* _Given request_: Below are records; please write out exactly the lines from the first line through the line containing "fontsize=15, color=cinza)", with no pictures.

— begin Data records —

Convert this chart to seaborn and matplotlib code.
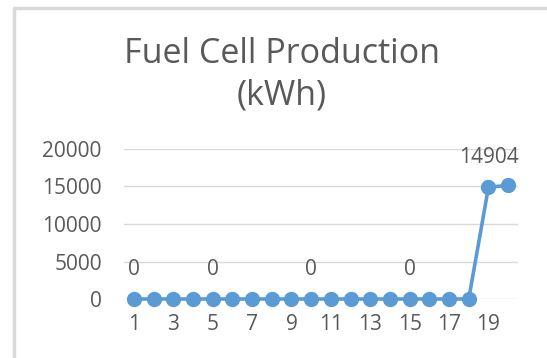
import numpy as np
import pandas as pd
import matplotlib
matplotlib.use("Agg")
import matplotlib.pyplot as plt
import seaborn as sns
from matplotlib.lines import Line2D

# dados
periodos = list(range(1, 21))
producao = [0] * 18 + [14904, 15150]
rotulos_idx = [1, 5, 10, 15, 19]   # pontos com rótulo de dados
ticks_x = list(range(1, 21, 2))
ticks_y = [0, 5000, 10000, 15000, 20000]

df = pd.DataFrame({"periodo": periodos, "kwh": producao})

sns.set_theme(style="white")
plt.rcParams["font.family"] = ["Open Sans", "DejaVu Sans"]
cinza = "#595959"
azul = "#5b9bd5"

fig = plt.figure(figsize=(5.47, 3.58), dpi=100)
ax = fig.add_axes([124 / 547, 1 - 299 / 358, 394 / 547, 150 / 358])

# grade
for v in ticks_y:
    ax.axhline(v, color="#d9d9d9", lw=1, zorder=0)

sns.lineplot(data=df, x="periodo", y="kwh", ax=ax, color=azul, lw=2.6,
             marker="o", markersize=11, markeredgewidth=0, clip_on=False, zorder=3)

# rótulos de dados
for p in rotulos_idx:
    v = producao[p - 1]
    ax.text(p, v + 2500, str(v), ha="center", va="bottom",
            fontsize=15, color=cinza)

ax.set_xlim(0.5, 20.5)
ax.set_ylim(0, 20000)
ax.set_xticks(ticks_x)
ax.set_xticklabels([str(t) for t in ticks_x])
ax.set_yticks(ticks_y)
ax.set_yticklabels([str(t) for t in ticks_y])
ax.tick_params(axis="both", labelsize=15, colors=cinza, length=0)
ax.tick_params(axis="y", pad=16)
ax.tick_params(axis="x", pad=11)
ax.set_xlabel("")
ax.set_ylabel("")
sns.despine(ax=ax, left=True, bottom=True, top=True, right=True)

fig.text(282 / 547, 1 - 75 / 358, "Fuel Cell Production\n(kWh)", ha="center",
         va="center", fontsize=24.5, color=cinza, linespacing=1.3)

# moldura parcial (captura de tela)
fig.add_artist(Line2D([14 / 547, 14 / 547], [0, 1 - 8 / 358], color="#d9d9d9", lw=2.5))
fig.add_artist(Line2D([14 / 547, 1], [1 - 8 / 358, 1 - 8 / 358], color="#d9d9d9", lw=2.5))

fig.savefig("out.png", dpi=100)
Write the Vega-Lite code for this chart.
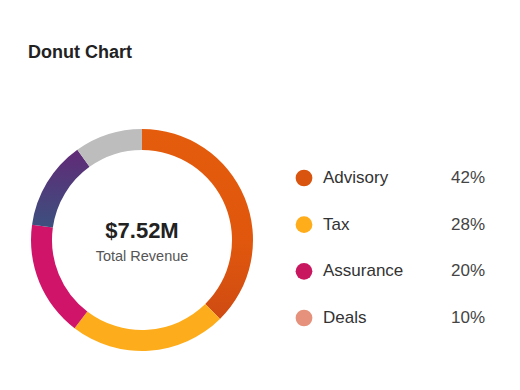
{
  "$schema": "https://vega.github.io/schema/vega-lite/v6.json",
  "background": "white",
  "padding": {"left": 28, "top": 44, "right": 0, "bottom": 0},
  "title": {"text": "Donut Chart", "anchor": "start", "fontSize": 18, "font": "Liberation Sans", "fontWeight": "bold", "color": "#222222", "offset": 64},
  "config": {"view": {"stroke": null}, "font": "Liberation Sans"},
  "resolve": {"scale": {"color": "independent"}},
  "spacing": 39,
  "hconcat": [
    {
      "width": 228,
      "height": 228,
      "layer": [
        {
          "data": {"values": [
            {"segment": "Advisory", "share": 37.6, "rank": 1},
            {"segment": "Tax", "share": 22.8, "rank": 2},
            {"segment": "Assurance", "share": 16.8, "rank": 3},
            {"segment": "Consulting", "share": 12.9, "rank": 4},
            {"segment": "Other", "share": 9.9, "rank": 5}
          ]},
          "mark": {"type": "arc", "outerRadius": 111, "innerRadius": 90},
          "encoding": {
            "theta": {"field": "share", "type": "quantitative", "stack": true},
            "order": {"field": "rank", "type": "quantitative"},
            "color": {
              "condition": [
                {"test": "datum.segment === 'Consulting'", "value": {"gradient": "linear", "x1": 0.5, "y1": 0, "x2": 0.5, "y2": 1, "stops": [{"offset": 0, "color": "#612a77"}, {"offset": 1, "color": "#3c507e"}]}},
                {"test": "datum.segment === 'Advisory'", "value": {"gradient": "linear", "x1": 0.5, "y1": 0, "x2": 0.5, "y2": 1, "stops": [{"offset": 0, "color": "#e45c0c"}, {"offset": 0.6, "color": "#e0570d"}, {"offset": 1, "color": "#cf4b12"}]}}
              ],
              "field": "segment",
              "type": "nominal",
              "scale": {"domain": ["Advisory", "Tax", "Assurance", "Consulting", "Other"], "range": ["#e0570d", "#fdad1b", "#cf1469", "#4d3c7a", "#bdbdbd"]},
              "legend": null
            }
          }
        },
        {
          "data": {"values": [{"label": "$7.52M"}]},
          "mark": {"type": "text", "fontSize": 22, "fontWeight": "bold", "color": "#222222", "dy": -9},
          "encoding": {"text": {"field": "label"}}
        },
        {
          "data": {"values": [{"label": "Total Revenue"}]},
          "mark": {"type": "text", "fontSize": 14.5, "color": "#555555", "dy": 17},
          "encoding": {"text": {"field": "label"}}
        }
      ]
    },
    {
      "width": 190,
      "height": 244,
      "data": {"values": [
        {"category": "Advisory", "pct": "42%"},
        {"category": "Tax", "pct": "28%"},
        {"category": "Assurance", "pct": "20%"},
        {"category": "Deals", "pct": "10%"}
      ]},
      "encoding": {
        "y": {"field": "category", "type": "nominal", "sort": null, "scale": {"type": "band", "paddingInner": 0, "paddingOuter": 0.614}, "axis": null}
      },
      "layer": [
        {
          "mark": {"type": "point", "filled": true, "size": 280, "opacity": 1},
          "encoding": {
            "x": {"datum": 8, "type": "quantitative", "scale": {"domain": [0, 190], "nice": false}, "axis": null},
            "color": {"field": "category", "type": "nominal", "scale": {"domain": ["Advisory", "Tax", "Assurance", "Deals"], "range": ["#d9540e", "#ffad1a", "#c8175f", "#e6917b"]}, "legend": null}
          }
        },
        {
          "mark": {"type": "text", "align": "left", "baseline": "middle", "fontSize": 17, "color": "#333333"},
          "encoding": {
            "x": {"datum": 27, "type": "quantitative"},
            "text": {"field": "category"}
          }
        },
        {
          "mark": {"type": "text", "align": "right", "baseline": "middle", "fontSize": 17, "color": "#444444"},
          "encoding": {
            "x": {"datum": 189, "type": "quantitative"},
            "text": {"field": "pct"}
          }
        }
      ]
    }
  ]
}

— end Data records —

* _Task output_:
Convert this chart to seaborn and matplotlib code.
import numpy as np
import pandas as pd
import matplotlib
matplotlib.use("Agg")
import matplotlib.pyplot as plt
import seaborn as sns
from matplotlib.lines import Line2D

# dados
periodos = list(range(1, 21))
producao = [0] * 18 + [14904, 15150]
rotulos_idx = [1, 5, 10, 15, 19]   # pontos com rótulo de dados
ticks_x = list(range(1, 21, 2))
ticks_y = [0, 5000, 10000, 15000, 20000]

df = pd.DataFrame({"periodo": periodos, "kwh": producao})

sns.set_theme(style="white")
plt.rcParams["font.family"] = ["Open Sans", "DejaVu Sans"]
cinza = "#595959"
azul = "#5b9bd5"

fig = plt.figure(figsize=(5.47, 3.58), dpi=100)
ax = fig.add_axes([124 / 547, 1 - 299 / 358, 394 / 547, 150 / 358])

# grade
for v in ticks_y:
    ax.axhline(v, color="#d9d9d9", lw=1, zorder=0)

sns.lineplot(data=df, x="periodo", y="kwh", ax=ax, color=azul, lw=2.6,
             marker="o", markersize=11, markeredgewidth=0, clip_on=False, zorder=3)

# rótulos de dados
for p in rotulos_idx:
    v = producao[p - 1]
    ax.text(p, v + 2500, str(v), ha="center", va="bottom",
            fontsize=15, color=cinza)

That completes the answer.